A friend of mine recently texted me this thought:
...we get what we need wherever we are, and then when we look back it makes sense somehow... Today at work a guy asked me what I had studied in college, and then said he didn't see how that fit with what I'm doing now. But to me it feels like everything has led me here, in a way. Or like there were stones I picked up at every random place...and now I have a pile of stepping stones that got me here. And I'm as good at my job as I am only because of that particular set of stones...
We'd been talking about me directing a staged reading of a play from Bill Cook, a Columbus playwright. My B.A. is in directing, but it always surprises me when I think of myself as a director. It wasn't until a couple years after my B.A. that I started tipping into defining myself more as a playwright. (Side note: I'd accidentally typed "okaywright" because my fingers were on the wrong keys. It somehow seemed important to say that...) Anyway, we had spoken the night after my first rehearsals, and I was telling her that I was feeling like my work at my day job had made me a better director.
My day job is at a retail store that sells electronics bearing a certain piece of fruit. In my work, I help people learn how to use these devices and software. The way we teach is the same way that I was taught to direct: never give an answer, give room for failure, always ask questions. The goal is to create an open channel for discovery.
There is a strange passage I'd read during my studies about the director/actor relationship that made me question how to lead an actor to a discovery. This comes from Charles Marowitz's Directing the Action: Acting and Directing in the Contemporary Theatre:
That is why slyness and taciturnity are sometimes the director's most effective tools. You can bring a horse to water, but you cannot make him drink-- whereas you can, by ingenious methods, so engender the craving in the horse that he not only finds his own way to the water but with such an irrepressible thirst that nothing will prevent him from slaking it. Although the deviousness that we associate with child psychology is anathema to many actors, the act of play production is akin to child's play, and much of this kind of psychology applies.

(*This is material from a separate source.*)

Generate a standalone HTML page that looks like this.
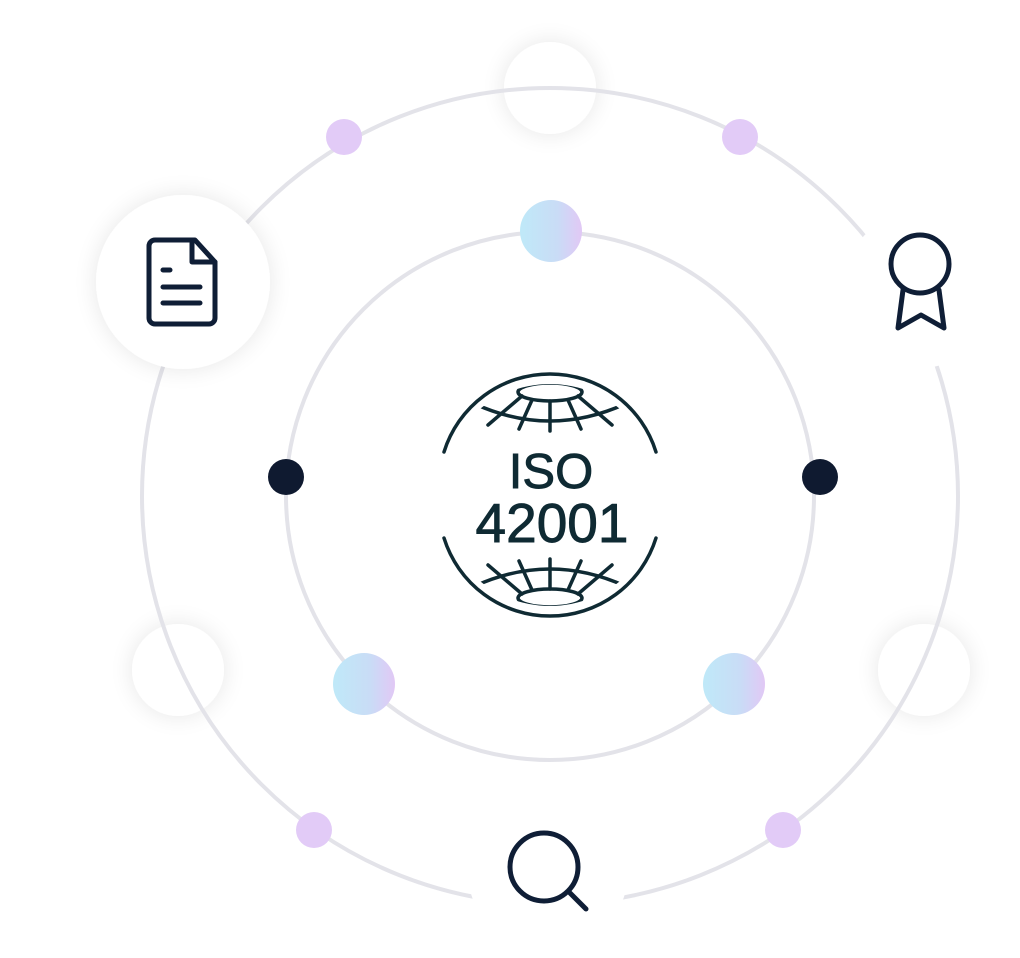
<!DOCTYPE html>
<html><head><meta charset="utf-8"><style>
html,body{margin:0;padding:0;background:#fff;width:1020px;height:958px;overflow:hidden}
svg{display:block}
</style></head><body>
<svg width="1020" height="958" viewBox="0 0 1020 958" xmlns="http://www.w3.org/2000/svg">
<defs>
<filter id="sh" x="-60%" y="-60%" width="220%" height="220%"><feGaussianBlur in="SourceAlpha" stdDeviation="12"/><feComponentTransfer><feFuncA type="linear" slope="0.10"/></feComponentTransfer><feMerge><feMergeNode/><feMergeNode in="SourceGraphic"/></feMerge></filter>
<linearGradient id="g" x1="0" x2="1" y1="0" y2="0"><stop offset="0" stop-color="#bfe9f8"/><stop offset="0.6" stop-color="#c9dcf6"/><stop offset="1" stop-color="#e1c8f5"/></linearGradient>
<clipPath id="gc"><circle cx="550" cy="495" r="111"/></clipPath>
</defs>
<circle cx="550" cy="88" r="46" fill="#fff" filter="url(#sh)"/>
<circle cx="178" cy="670" r="46" fill="#fff" filter="url(#sh)"/>
<circle cx="924" cy="670" r="46" fill="#fff" filter="url(#sh)"/>
<circle cx="550" cy="496" r="408" fill="none" stroke="#e3e3e9" stroke-width="4"/>
<circle cx="550" cy="496" r="264" fill="none" stroke="#e3e3e9" stroke-width="4"/>
<circle cx="920" cy="290" r="78" fill="#fff"/>
<circle cx="548" cy="872" r="80" fill="#fff"/>
<circle cx="183" cy="282" r="87" fill="#fff" filter="url(#sh)"/>
<g fill="none" stroke="#0f1e36" stroke-width="5" stroke-linecap="round" stroke-linejoin="round">
<path d="M195,240 H155 a6,6 0 0 0 -6,6 V318 a6,6 0 0 0 6,6 H209 a6,6 0 0 0 6,-6 V262 Z"/>
<path d="M192,240 V262 H215"/>
<path d="M163,270 H170 M163,287 H200 M163,303 H200"/>
<circle cx="920" cy="264" r="29"/>
<path d="M903,290 L898,328 L921,315 L944,328 L939,290"/>
<circle cx="544" cy="867" r="34"/>
<path d="M570,893 L586,909"/>
</g>
<g fill="#e2cbf7">
<circle cx="344" cy="137" r="18"/><circle cx="740" cy="137" r="18"/>
<circle cx="314" cy="830" r="18"/><circle cx="783" cy="830" r="18"/>
</g>
<g fill="url(#g)">
<circle cx="551" cy="231" r="31"/><circle cx="364" cy="684" r="31"/><circle cx="734" cy="684" r="31"/>
</g>
<circle cx="286" cy="477" r="18" fill="#0f1a30"/>
<circle cx="820" cy="477" r="18" fill="#0f1a30"/>
<g fill="none" stroke="#0f2a33" stroke-width="3.5" stroke-linecap="round">
<path d="M444,452 A111,111 0 0 1 656,452"/>
<path d="M444,538 A111,111 0 0 0 656,538"/>
<g clip-path="url(#gc)">
<ellipse cx="550" cy="392" rx="32" ry="9"/>
<path d="M475,404 Q550,438 625,404"/>
<path d="M550,401 V431 M532,400 L519,429 M568,400 L581,429 M522,396 L488,425 M578,396 L612,425"/>
<ellipse cx="550" cy="598" rx="32" ry="9"/>
<path d="M475,586 Q550,552 625,586"/>
<path d="M550,589 V559 M532,590 L519,561 M568,590 L581,561 M522,594 L488,565 M578,594 L612,565"/>
</g>
</g>
<g font-family="Liberation Sans, sans-serif" fill="#0f2a33" stroke="#0f2a33" stroke-width="0.9" text-anchor="middle">
<text x="551" y="488" font-size="49">ISO</text>
<text x="552" y="542" font-size="55">42001</text>
</g>
</svg>
</body></html>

This is not to get into a lot about directing process or the arguments that Marowitz brings up, but to tell you that something that you're doing in your life , right now, that has nothing at all to do with your art directly, in fact, has a tremendous effect on your art indirectly. And maybe we all know this. But we don't always remember it. Yes, my day job has nothing to do with my art as a director or as a playwright, but I've mined ideas and character traits and such from my experiences and crafted plays from them. And now, I've used my skills honed for almost 7 years (JEEZ, 7 years?!) to become a better director. I don't, as Marowitz does, see my work with actors as utilizing some sort of child psychology. It could be said that the method by which I teach at my day job is a kind of child psychology. But we think of child psychology as some sort of manipulation. And it's not. It's teaching logic and understanding. I use it with my son who is almost 3 years old (JEEZ, 3 years old?!). I remember helping him puzzle out how to put his train tracks together in new configurations, leading him to the understanding of how they link together without saying, "Put the peg in the hole" or simply doing it for him. He has to go through the process, and it's that process that we work together in as theatre people. I don't pretend to have all the answers as the director of a play or as a playwright. When I ask a question of an actor, I'm inviting them into the process. I'm trusting their craft, their ideas. I'm giving them space to enter themselves into the process. I'm not asking in order to get them to an answer that I already know. That's manipulation. I want them to come to an understanding that will shape their characters and the characters that interact with them. And these are simple questions: "What happened before this scene?" "Where is this happening?" "When was the last time you saw him?" "Is this your first time doing this?" I'm asking because I'm curious. And my day job helped me be better at finding better questions and better ways to ask them.
How are the things in your life that are unrelated to theatre helping you become a better theatre artist? Think about it. Really think about it.